> [DATASET SECTION]
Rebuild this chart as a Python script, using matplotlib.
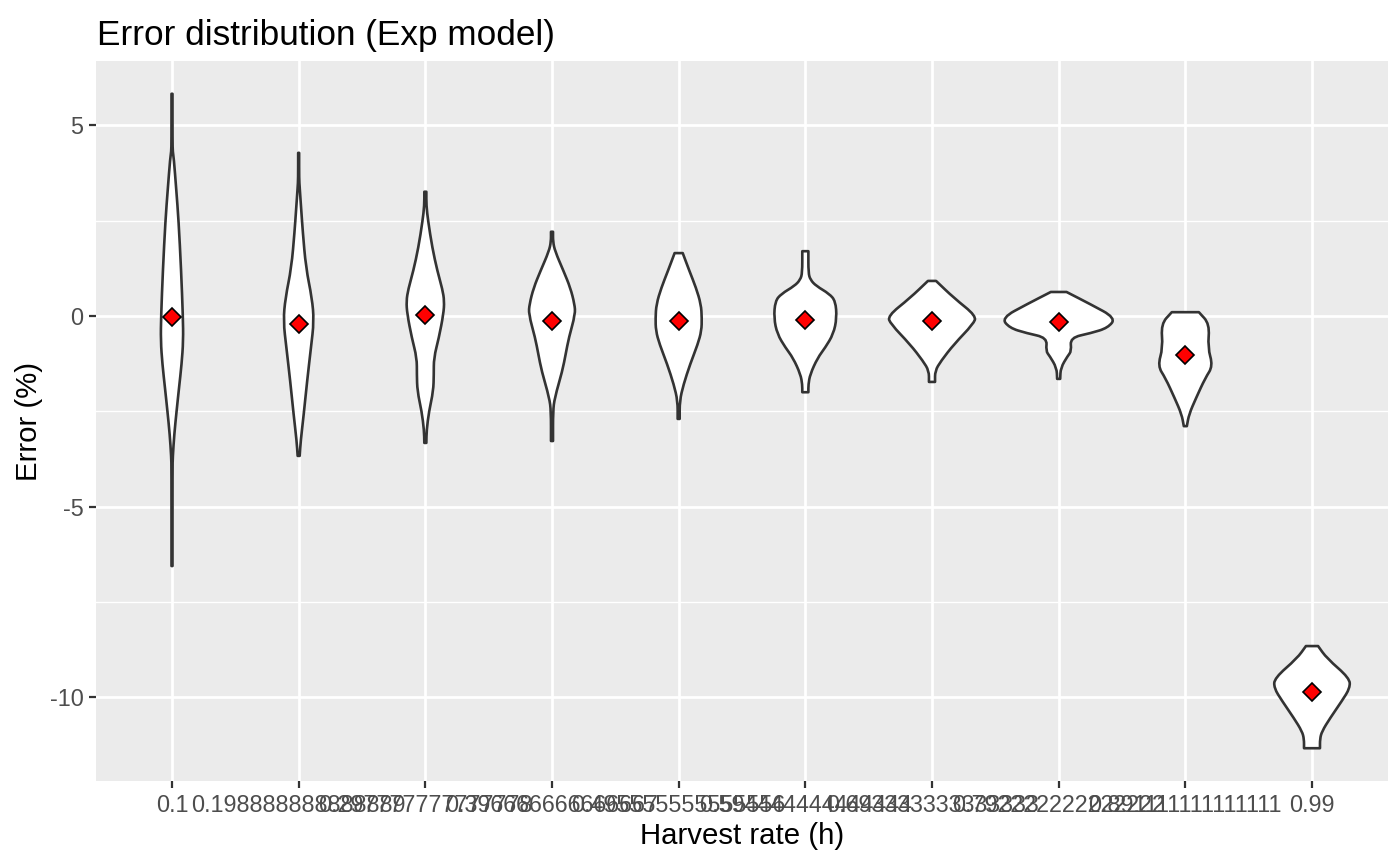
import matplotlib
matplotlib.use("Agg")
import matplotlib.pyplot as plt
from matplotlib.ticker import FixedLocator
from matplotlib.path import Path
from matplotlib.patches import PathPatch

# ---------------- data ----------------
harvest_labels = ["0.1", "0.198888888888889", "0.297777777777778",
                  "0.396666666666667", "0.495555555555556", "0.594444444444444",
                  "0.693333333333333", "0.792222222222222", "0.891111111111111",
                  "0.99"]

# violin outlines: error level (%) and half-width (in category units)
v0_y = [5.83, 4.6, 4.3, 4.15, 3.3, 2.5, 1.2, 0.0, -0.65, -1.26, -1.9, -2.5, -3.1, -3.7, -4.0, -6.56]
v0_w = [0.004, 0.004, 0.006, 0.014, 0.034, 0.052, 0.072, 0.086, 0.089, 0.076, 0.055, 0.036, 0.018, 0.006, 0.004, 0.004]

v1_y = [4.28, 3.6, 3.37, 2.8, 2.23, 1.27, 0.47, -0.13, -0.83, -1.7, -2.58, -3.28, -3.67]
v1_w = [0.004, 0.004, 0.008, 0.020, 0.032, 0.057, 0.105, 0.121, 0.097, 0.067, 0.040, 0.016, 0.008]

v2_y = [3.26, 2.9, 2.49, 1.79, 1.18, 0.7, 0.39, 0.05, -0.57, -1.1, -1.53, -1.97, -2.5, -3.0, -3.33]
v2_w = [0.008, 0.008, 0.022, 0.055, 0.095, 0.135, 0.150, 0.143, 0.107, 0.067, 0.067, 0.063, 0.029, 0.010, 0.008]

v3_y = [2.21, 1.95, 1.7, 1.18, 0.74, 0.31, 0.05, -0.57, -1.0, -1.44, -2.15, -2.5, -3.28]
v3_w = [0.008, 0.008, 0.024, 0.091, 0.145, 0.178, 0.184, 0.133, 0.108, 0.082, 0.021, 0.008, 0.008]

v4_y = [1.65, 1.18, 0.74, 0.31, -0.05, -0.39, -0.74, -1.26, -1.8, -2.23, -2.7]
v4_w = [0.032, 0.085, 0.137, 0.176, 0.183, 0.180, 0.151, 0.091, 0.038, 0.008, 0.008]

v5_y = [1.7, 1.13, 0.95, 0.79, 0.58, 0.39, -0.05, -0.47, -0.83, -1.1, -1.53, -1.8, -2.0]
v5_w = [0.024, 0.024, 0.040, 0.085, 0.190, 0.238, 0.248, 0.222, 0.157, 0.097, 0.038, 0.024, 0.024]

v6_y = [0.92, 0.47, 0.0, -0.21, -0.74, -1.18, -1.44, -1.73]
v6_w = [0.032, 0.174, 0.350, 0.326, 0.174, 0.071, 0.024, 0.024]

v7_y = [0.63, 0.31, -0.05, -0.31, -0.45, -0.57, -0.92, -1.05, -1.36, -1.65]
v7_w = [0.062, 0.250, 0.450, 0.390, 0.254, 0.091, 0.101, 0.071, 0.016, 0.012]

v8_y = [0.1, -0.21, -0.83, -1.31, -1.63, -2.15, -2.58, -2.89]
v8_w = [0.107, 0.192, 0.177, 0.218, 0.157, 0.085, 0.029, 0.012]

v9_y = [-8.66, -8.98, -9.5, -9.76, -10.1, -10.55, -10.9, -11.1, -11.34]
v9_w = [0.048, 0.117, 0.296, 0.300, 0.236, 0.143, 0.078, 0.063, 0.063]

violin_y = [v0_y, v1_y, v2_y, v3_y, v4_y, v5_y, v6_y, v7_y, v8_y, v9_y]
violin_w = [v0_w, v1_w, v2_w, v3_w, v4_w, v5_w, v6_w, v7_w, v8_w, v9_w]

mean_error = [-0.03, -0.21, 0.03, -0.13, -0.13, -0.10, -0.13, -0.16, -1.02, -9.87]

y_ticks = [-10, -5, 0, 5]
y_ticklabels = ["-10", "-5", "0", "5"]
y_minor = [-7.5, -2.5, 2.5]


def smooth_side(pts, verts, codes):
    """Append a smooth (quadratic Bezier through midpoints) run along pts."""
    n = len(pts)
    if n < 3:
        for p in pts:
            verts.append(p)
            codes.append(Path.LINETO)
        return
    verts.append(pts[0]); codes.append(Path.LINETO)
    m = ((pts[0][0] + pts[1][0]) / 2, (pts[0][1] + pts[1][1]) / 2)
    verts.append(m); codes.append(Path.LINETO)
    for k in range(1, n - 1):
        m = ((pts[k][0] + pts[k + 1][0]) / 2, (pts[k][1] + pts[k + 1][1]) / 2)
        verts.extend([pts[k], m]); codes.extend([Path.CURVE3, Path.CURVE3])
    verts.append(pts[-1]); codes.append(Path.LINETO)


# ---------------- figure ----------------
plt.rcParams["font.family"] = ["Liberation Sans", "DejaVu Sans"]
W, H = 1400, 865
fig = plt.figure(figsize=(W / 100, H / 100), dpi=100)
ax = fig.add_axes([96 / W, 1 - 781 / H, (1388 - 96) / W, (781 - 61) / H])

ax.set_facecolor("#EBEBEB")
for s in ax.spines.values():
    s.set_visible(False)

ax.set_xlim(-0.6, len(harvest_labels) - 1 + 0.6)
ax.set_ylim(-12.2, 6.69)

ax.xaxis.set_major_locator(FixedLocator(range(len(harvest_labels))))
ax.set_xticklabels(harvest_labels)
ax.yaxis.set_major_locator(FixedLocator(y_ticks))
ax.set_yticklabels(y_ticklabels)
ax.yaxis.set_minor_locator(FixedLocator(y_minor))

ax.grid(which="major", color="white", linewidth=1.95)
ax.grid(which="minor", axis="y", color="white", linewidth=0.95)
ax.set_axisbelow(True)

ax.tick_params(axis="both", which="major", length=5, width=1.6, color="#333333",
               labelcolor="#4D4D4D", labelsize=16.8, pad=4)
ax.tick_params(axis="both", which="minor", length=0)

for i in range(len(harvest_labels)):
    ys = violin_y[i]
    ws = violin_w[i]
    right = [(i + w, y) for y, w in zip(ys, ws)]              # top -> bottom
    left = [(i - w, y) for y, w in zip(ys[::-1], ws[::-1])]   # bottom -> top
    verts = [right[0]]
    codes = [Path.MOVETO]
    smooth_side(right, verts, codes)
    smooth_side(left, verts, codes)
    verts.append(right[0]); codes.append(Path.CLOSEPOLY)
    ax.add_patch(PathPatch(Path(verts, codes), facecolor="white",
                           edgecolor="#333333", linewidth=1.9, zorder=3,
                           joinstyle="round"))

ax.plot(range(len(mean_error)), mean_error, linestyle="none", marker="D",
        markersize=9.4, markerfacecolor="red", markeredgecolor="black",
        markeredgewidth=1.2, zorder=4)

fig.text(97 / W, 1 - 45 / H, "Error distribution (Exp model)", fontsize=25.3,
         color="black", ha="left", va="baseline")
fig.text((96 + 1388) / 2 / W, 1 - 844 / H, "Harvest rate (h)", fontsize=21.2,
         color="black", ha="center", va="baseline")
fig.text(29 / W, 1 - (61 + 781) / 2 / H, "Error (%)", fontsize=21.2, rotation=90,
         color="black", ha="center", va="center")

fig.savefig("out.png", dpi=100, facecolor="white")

> [SET TASK]
Copy the whole listing above word for word but do not carry over the pictures.

> [ANSWER TO THIS PROBLEM]
Rebuild this chart as a Python script, using matplotlib.
import matplotlib
matplotlib.use("Agg")
import matplotlib.pyplot as plt
from matplotlib.ticker import FixedLocator
from matplotlib.path import Path
from matplotlib.patches import PathPatch

# ---------------- data ----------------
harvest_labels = ["0.1", "0.198888888888889", "0.297777777777778",
                  "0.396666666666667", "0.495555555555556", "0.594444444444444",
                  "0.693333333333333", "0.792222222222222", "0.891111111111111",
                  "0.99"]

# violin outlines: error level (%) and half-width (in category units)
v0_y = [5.83, 4.6, 4.3, 4.15, 3.3, 2.5, 1.2, 0.0, -0.65, -1.26, -1.9, -2.5, -3.1, -3.7, -4.0, -6.56]
v0_w = [0.004, 0.004, 0.006, 0.014, 0.034, 0.052, 0.072, 0.086, 0.089, 0.076, 0.055, 0.036, 0.018, 0.006, 0.004, 0.004]

v1_y = [4.28, 3.6, 3.37, 2.8, 2.23, 1.27, 0.47, -0.13, -0.83, -1.7, -2.58, -3.28, -3.67]
v1_w = [0.004, 0.004, 0.008, 0.020, 0.032, 0.057, 0.105, 0.121, 0.097, 0.067, 0.040, 0.016, 0.008]

v2_y = [3.26, 2.9, 2.49, 1.79, 1.18, 0.7, 0.39, 0.05, -0.57, -1.1, -1.53, -1.97, -2.5, -3.0, -3.33]
v2_w = [0.008, 0.008, 0.022, 0.055, 0.095, 0.135, 0.150, 0.143, 0.107, 0.067, 0.067, 0.063, 0.029, 0.010, 0.008]

v3_y = [2.21, 1.95, 1.7, 1.18, 0.74, 0.31, 0.05, -0.57, -1.0, -1.44, -2.15, -2.5, -3.28]
v3_w = [0.008, 0.008, 0.024, 0.091, 0.145, 0.178, 0.184, 0.133, 0.108, 0.082, 0.021, 0.008, 0.008]

v4_y = [1.65, 1.18, 0.74, 0.31, -0.05, -0.39, -0.74, -1.26, -1.8, -2.23, -2.7]
v4_w = [0.032, 0.085, 0.137, 0.176, 0.183, 0.180, 0.151, 0.091, 0.038, 0.008, 0.008]

v5_y = [1.7, 1.13, 0.95, 0.79, 0.58, 0.39, -0.05, -0.47, -0.83, -1.1, -1.53, -1.8, -2.0]
v5_w = [0.024, 0.024, 0.040, 0.085, 0.190, 0.238, 0.248, 0.222, 0.157, 0.097, 0.038, 0.024, 0.024]

v6_y = [0.92, 0.47, 0.0, -0.21, -0.74, -1.18, -1.44, -1.73]
v6_w = [0.032, 0.174, 0.350, 0.326, 0.174, 0.071, 0.024, 0.024]

v7_y = [0.63, 0.31, -0.05, -0.31, -0.45, -0.57, -0.92, -1.05, -1.36, -1.65]
v7_w = [0.062, 0.250, 0.450, 0.390, 0.254, 0.091, 0.101, 0.071, 0.016, 0.012]

v8_y = [0.1, -0.21, -0.83, -1.31, -1.63, -2.15, -2.58, -2.89]
v8_w = [0.107, 0.192, 0.177, 0.218, 0.157, 0.085, 0.029, 0.012]

v9_y = [-8.66, -8.98, -9.5, -9.76, -10.1, -10.55, -10.9, -11.1, -11.34]
v9_w = [0.048, 0.117, 0.296, 0.300, 0.236, 0.143, 0.078, 0.063, 0.063]

violin_y = [v0_y, v1_y, v2_y, v3_y, v4_y, v5_y, v6_y, v7_y, v8_y, v9_y]
violin_w = [v0_w, v1_w, v2_w, v3_w, v4_w, v5_w, v6_w, v7_w, v8_w, v9_w]

mean_error = [-0.03, -0.21, 0.03, -0.13, -0.13, -0.10, -0.13, -0.16, -1.02, -9.87]

y_ticks = [-10, -5, 0, 5]
y_ticklabels = ["-10", "-5", "0", "5"]
y_minor = [-7.5, -2.5, 2.5]


def smooth_side(pts, verts, codes):
    """Append a smooth (quadratic Bezier through midpoints) run along pts."""
    n = len(pts)
    if n < 3:
        for p in pts:
            verts.append(p)
            codes.append(Path.LINETO)
        return
    verts.append(pts[0]); codes.append(Path.LINETO)
    m = ((pts[0][0] + pts[1][0]) / 2, (pts[0][1] + pts[1][1]) / 2)
    verts.append(m); codes.append(Path.LINETO)
    for k in range(1, n - 1):
        m = ((pts[k][0] + pts[k + 1][0]) / 2, (pts[k][1] + pts[k + 1][1]) / 2)
        verts.extend([pts[k], m]); codes.extend([Path.CURVE3, Path.CURVE3])
    verts.append(pts[-1]); codes.append(Path.LINETO)


# ---------------- figure ----------------
plt.rcParams["font.family"] = ["Liberation Sans", "DejaVu Sans"]
W, H = 1400, 865
fig = plt.figure(figsize=(W / 100, H / 100), dpi=100)
ax = fig.add_axes([96 / W, 1 - 781 / H, (1388 - 96) / W, (781 - 61) / H])

ax.set_facecolor("#EBEBEB")
for s in ax.spines.values():
    s.set_visible(False)

ax.set_xlim(-0.6, len(harvest_labels) - 1 + 0.6)
ax.set_ylim(-12.2, 6.69)

ax.xaxis.set_major_locator(FixedLocator(range(len(harvest_labels))))
ax.set_xticklabels(harvest_labels)
ax.yaxis.set_major_locator(FixedLocator(y_ticks))
ax.set_yticklabels(y_ticklabels)
ax.yaxis.set_minor_locator(FixedLocator(y_minor))

ax.grid(which="major", color="white", linewidth=1.95)
ax.grid(which="minor", axis="y", color="white", linewidth=0.95)
ax.set_axisbelow(True)

ax.tick_params(axis="both", which="major", length=5, width=1.6, color="#333333",
               labelcolor="#4D4D4D", labelsize=16.8, pad=4)
ax.tick_params(axis="both", which="minor", length=0)

for i in range(len(harvest_labels)):
    ys = violin_y[i]
    ws = violin_w[i]
    right = [(i + w, y) for y, w in zip(ys, ws)]              # top -> bottom
    left = [(i - w, y) for y, w in zip(ys[::-1], ws[::-1])]   # bottom -> top
    verts = [right[0]]
    codes = [Path.MOVETO]
    smooth_side(right, verts, codes)
    smooth_side(left, verts, codes)
    verts.append(right[0]); codes.append(Path.CLOSEPOLY)
    ax.add_patch(PathPatch(Path(verts, codes), facecolor="white",
                           edgecolor="#333333", linewidth=1.9, zorder=3,
                           joinstyle="round"))

ax.plot(range(len(mean_error)), mean_error, linestyle="none", marker="D",
        markersize=9.4, markerfacecolor="red", markeredgecolor="black",
        markeredgewidth=1.2, zorder=4)

fig.text(97 / W, 1 - 45 / H, "Error distribution (Exp model)", fontsize=25.3,
         color="black", ha="left", va="baseline")
fig.text((96 + 1388) / 2 / W, 1 - 844 / H, "Harvest rate (h)", fontsize=21.2,
         color="black", ha="center", va="baseline")
fig.text(29 / W, 1 - (61 + 781) / 2 / H, "Error (%)", fontsize=21.2, rotation=90,
         color="black", ha="center", va="center")

fig.savefig("out.png", dpi=100, facecolor="white")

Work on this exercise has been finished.